* _DATA EXTRACT_
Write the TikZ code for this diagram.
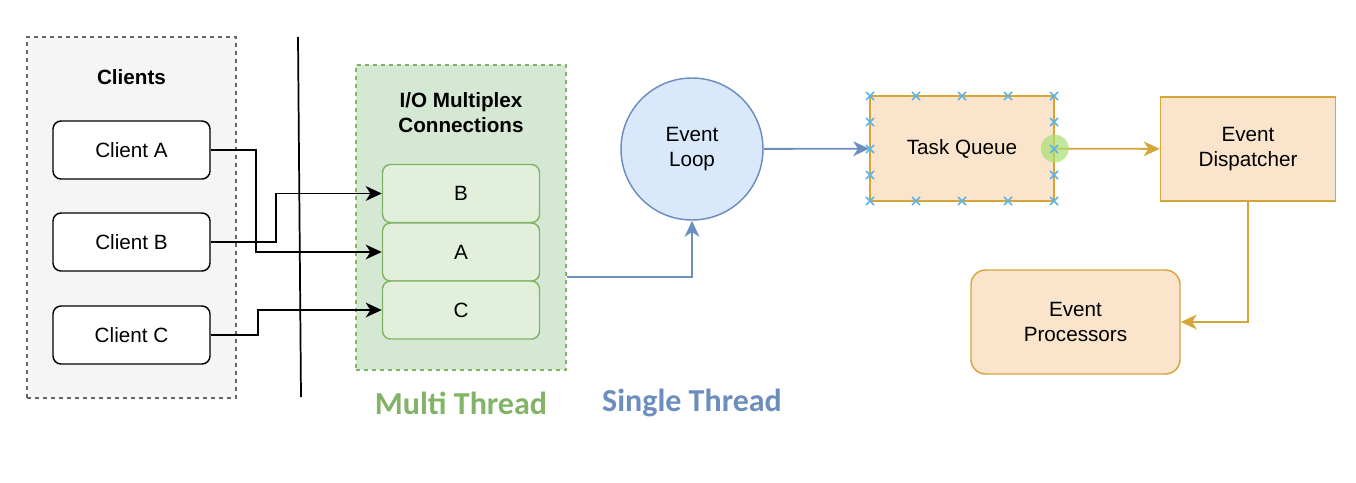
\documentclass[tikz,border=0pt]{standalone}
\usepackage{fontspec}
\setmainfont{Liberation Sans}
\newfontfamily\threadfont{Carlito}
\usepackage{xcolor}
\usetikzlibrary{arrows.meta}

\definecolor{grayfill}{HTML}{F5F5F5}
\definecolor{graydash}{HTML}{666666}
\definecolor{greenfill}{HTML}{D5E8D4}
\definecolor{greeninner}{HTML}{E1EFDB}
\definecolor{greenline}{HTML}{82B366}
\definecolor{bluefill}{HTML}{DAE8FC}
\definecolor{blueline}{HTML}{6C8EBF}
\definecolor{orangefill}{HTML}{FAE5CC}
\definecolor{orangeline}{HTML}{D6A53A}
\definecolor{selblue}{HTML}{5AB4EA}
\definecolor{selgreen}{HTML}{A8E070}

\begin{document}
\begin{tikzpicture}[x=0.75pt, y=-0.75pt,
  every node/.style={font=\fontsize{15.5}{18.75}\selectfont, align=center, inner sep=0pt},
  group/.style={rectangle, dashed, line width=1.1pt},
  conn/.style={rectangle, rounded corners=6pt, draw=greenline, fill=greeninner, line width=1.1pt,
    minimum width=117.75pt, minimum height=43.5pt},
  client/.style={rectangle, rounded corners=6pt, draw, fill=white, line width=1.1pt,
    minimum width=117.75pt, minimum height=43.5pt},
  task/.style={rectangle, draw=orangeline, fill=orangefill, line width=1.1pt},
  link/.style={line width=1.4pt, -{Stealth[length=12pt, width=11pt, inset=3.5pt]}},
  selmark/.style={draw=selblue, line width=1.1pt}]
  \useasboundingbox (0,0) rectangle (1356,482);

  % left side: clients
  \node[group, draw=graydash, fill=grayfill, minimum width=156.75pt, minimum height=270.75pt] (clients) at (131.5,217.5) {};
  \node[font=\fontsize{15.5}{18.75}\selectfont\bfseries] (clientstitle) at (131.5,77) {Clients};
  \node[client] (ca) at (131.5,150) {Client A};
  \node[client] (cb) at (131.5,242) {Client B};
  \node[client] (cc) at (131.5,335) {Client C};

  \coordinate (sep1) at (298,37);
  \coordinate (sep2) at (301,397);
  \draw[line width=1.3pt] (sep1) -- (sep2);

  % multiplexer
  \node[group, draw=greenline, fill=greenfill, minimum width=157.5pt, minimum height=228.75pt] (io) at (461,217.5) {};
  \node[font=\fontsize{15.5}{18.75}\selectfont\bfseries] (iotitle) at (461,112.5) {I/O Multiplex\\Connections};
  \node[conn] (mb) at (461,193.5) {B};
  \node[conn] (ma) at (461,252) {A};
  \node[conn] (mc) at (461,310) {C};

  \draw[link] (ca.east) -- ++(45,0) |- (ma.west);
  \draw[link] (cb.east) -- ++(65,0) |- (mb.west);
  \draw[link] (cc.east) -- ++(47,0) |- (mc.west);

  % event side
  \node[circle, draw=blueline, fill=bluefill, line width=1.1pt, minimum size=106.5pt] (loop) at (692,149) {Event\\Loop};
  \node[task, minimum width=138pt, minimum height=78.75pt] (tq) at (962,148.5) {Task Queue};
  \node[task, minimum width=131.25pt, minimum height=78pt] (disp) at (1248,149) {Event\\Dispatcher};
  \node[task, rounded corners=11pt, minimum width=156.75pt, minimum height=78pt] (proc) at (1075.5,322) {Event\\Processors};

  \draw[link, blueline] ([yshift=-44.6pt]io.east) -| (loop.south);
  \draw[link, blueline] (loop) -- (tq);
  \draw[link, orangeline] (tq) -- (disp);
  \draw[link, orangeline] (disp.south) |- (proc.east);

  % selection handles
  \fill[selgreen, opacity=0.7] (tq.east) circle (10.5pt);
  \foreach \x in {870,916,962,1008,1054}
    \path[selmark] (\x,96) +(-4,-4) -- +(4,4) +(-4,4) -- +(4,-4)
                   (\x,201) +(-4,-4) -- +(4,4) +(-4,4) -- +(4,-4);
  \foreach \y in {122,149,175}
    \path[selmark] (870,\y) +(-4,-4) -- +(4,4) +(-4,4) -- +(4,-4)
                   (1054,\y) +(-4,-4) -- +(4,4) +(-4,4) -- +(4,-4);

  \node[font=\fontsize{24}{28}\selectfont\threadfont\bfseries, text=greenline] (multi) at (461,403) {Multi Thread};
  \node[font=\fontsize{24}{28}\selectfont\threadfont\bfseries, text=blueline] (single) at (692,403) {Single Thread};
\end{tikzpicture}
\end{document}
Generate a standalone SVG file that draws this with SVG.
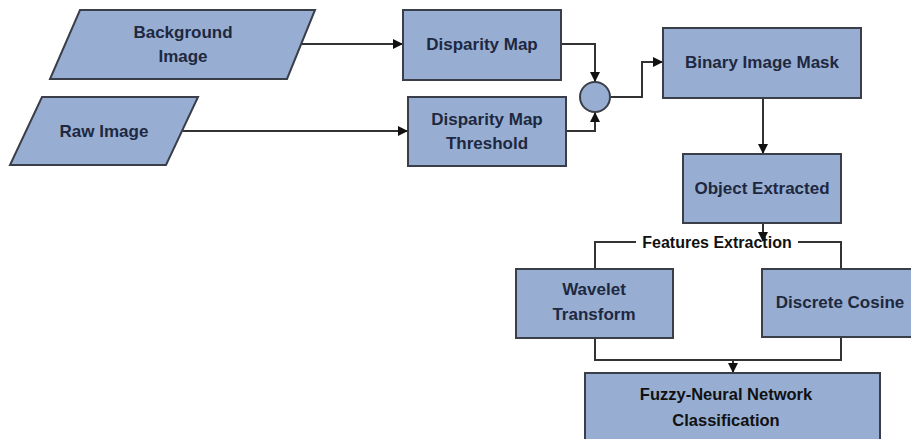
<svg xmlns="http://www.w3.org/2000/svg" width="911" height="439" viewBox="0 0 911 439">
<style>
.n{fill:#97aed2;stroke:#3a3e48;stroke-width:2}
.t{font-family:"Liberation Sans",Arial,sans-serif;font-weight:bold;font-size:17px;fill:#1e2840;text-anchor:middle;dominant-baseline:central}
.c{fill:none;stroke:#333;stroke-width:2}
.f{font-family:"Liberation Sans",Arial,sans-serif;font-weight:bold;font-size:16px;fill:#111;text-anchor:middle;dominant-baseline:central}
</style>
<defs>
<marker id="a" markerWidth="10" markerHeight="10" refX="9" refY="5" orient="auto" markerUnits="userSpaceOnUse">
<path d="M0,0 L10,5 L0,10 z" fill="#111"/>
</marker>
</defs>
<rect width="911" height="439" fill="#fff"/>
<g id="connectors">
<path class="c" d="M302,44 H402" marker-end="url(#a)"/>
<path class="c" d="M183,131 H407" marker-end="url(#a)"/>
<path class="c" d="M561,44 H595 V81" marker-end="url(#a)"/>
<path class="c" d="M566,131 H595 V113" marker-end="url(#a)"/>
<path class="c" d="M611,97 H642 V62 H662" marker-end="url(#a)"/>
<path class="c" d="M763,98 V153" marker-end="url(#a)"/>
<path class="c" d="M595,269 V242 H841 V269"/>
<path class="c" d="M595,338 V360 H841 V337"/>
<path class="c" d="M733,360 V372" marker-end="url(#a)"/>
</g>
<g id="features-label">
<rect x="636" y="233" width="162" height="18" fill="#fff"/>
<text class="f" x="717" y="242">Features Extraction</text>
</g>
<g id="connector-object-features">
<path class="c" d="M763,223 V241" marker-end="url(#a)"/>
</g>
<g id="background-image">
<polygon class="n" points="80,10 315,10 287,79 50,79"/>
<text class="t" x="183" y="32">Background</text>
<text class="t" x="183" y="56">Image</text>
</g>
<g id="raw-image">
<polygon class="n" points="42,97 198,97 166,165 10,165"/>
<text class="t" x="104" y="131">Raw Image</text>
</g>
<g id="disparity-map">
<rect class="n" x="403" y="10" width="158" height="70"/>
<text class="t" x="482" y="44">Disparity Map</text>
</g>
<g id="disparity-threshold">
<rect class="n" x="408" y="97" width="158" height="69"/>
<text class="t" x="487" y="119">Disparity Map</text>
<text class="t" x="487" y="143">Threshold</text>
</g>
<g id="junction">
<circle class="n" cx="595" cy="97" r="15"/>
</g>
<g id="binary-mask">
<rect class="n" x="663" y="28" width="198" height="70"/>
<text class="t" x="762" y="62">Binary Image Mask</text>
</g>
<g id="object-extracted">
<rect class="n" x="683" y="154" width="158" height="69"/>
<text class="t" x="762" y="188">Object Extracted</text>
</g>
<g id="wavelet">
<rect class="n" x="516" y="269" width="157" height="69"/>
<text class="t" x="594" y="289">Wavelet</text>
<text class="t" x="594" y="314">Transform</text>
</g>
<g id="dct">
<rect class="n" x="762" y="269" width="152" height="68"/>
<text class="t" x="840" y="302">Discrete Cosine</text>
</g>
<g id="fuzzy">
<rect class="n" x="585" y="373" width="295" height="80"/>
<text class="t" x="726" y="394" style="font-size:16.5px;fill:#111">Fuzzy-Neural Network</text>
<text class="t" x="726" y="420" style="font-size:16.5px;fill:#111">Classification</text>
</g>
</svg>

* _WRITTEN TASK_
The lines from the start of the entries above through the one containing "(0,0) rectangle (1356,482);" are to be retyped exactly, and no others. Pictures are left out.

* _PROBLEM SOLUTION_
Write the TikZ code for this diagram.
\documentclass[tikz,border=0pt]{standalone}
\usepackage{fontspec}
\setmainfont{Liberation Sans}
\newfontfamily\threadfont{Carlito}
\usepackage{xcolor}
\usetikzlibrary{arrows.meta}

\definecolor{grayfill}{HTML}{F5F5F5}
\definecolor{graydash}{HTML}{666666}
\definecolor{greenfill}{HTML}{D5E8D4}
\definecolor{greeninner}{HTML}{E1EFDB}
\definecolor{greenline}{HTML}{82B366}
\definecolor{bluefill}{HTML}{DAE8FC}
\definecolor{blueline}{HTML}{6C8EBF}
\definecolor{orangefill}{HTML}{FAE5CC}
\definecolor{orangeline}{HTML}{D6A53A}
\definecolor{selblue}{HTML}{5AB4EA}
\definecolor{selgreen}{HTML}{A8E070}

\begin{document}
\begin{tikzpicture}[x=0.75pt, y=-0.75pt,
  every node/.style={font=\fontsize{15.5}{18.75}\selectfont, align=center, inner sep=0pt},
  group/.style={rectangle, dashed, line width=1.1pt},
  conn/.style={rectangle, rounded corners=6pt, draw=greenline, fill=greeninner, line width=1.1pt,
    minimum width=117.75pt, minimum height=43.5pt},
  client/.style={rectangle, rounded corners=6pt, draw, fill=white, line width=1.1pt,
    minimum width=117.75pt, minimum height=43.5pt},
  task/.style={rectangle, draw=orangeline, fill=orangefill, line width=1.1pt},
  link/.style={line width=1.4pt, -{Stealth[length=12pt, width=11pt, inset=3.5pt]}},
  selmark/.style={draw=selblue, line width=1.1pt}]
  \useasboundingbox (0,0) rectangle (1356,482);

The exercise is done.